A slew of new villains was introduced during this time and Wagner and Grant in particular — writing both as a team and separately — threw characters such as Ratcatcher and Mr Zsasz to Breyfogle to draw for the first time. Of those new villains, Ventriloquist and Scarface were my favourites because the contrast between the meek human and the murderous puppet made for situations that could be both funny and scary.

Another important thing to note about Breyfogle is that he cranked out pages. Working on a monthly book before cape comics had its big decompression moment meant that he handled denser stories and layouts. Perhaps as a concession to pace and density, his style got faster and looser as time went on, but that only heightened the strengths of his approach.

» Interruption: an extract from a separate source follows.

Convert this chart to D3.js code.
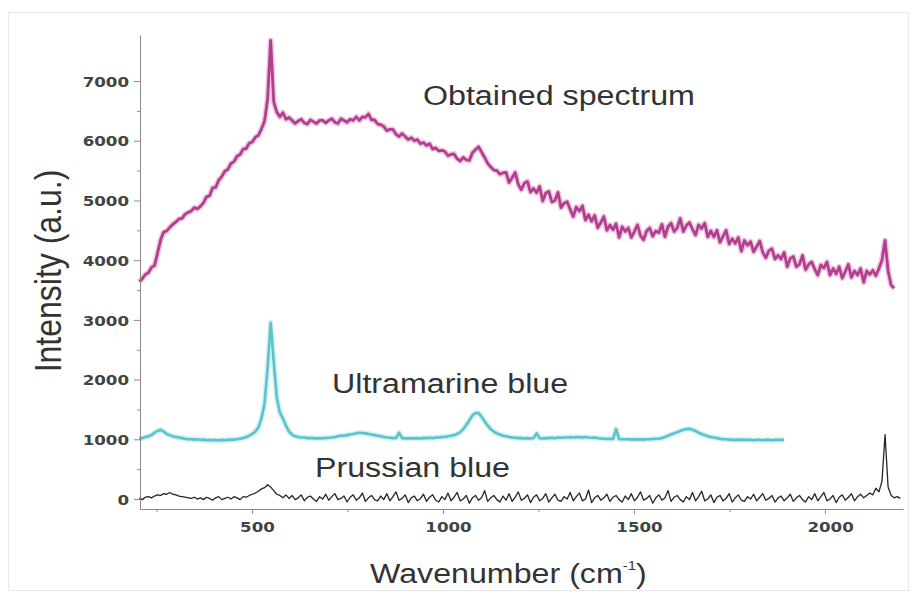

The bulk of my engagement with Breyfogle’s art happened during his long Batman tenure. I liked his artwork immediately because it was, at its core, paradoxical: Wild, angular and electric but also tightly composed and rigorously rendered. He could swing from grim and foreboding to comedic or concerned with ease and never made it feel like he was betraying the characters just to show off his chops.

For me, the high point of Breyfogle’s Bat-oeuvre was the Birth of the Demon graphic novel written by Denny O’Neil. First released as an impressive hardcover, the hand-painted story tells the origin of Ra’s al Ghul across the centuries of the near-immortal archvillain’s lifetime.

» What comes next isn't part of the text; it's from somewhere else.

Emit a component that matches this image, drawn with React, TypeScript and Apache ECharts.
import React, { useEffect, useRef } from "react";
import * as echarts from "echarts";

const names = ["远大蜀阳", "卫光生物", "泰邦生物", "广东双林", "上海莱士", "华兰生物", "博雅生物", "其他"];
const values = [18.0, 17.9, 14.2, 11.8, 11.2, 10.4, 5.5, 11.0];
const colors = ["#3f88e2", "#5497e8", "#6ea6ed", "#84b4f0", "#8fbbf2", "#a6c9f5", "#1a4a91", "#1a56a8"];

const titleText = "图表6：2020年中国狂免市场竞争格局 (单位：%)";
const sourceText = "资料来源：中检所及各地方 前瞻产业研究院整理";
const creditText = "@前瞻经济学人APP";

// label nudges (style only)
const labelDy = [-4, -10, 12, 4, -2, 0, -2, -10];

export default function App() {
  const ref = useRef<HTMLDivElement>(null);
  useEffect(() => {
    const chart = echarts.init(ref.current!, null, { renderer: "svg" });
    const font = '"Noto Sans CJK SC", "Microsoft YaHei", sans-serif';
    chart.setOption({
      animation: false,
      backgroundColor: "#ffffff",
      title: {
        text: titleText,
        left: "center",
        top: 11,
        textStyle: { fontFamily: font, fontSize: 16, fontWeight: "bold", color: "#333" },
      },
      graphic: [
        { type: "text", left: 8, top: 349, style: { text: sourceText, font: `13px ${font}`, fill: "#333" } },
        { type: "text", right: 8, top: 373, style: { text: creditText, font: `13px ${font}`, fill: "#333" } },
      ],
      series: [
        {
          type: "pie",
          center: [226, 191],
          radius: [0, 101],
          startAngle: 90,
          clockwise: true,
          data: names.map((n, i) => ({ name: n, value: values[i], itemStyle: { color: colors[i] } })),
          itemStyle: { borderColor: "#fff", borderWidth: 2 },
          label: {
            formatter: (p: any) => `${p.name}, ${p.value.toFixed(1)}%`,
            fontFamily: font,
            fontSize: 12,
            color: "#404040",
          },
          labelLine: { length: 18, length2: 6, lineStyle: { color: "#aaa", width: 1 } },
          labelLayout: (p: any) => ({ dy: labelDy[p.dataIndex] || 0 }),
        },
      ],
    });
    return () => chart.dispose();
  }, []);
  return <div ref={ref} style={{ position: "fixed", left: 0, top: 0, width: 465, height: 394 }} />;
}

The period-piece nature of the story meant that Breyfogle couldn’t simply rely on the tools he’d sharpened drawing Gotham City over the years.

But he dove into the challenge with relish, turning in pages of epic blood-and-sand desert drama that clearly channelled the sweep of Lawrence of Arabia. Emotions run high in Birth of the Demon. We see the young man who would become Ra’s al Ghul suffer traumatic loss and change psychologically as the decades roll by, and it all works because Breyfogle expertly walks a tightrope between exaggeration and portraiture.

Keep in mind this was long before technology made digital painting commonplace. The brushwork is visible in places, making Breyfogle’s command of colour — sickly oranges, cool greens, ominous dark blues — breathe. Look at how he cloaks Bruce Wayne’s face in shadow and anger. That decision communicates the idea that this man is still the Batman, even though he’s taken his mask off.

Breyfogle’s other major moment in the Bat-mythos came in Batman #457, the first issue where Tim Drake became Robin. It was legendary artist Neal Adams who designed the new look but Breyfogle made it sing. Tim’s super-suit looked shiny and slightly futuristic, an appealing new Robin for a new era.

Drawing Tim in cool action sequences sold readers on the character, which must’ve been met by a sigh of relief by DC editorial after the disdain for and cruel fan-vote-mandated death of Jason Todd.

It’s probably worth noting that another of my favourite Breyfogle stories happened years after his Batman run — at Marvel of all places — and wound up making a deeply personal impact on me.

Written by Christopher Priest during his legendary run, Black Panther #30 is a story that’s half flashback, half tying up loose ends, showing a young Steve Rogers in Wakanda for the first time while T’Challa sits in front of a Senate committee to answer questions about his recent adventures.

With a title like “The Story So Far”, this could’ve been a phoned-in fill-in assignment for Breyfogle.

Instead, the artist’s skill with emotional expressions made this story land hard for me.

Years later, when I was writing Rise of the Black Panther, I knew I wanted to touch on and re-contextualise some moments in “The Story So Far”. I’d forgotten that Breyfogle drew that story until I revisited it, and it’s clear that his work is what made it so impactful.

The swagger he gave to a young T’Chaka, moments of impenetrable cool and wistful emotion for T’Challa, a Captain America whose eyes looked just different enough during WWII and the present day… I never forgot any of it.

That was the kind of art that Norm Breyfogle made. Brows that furrowed or peaked in ways that you couldn’t ignore, moody shadows that revealed while also obscuring. The sweep of an entire city or jungle battle, rendered with full effort. He drew comics like nobody else and I’m glad I got to see — and gently nod at — his work.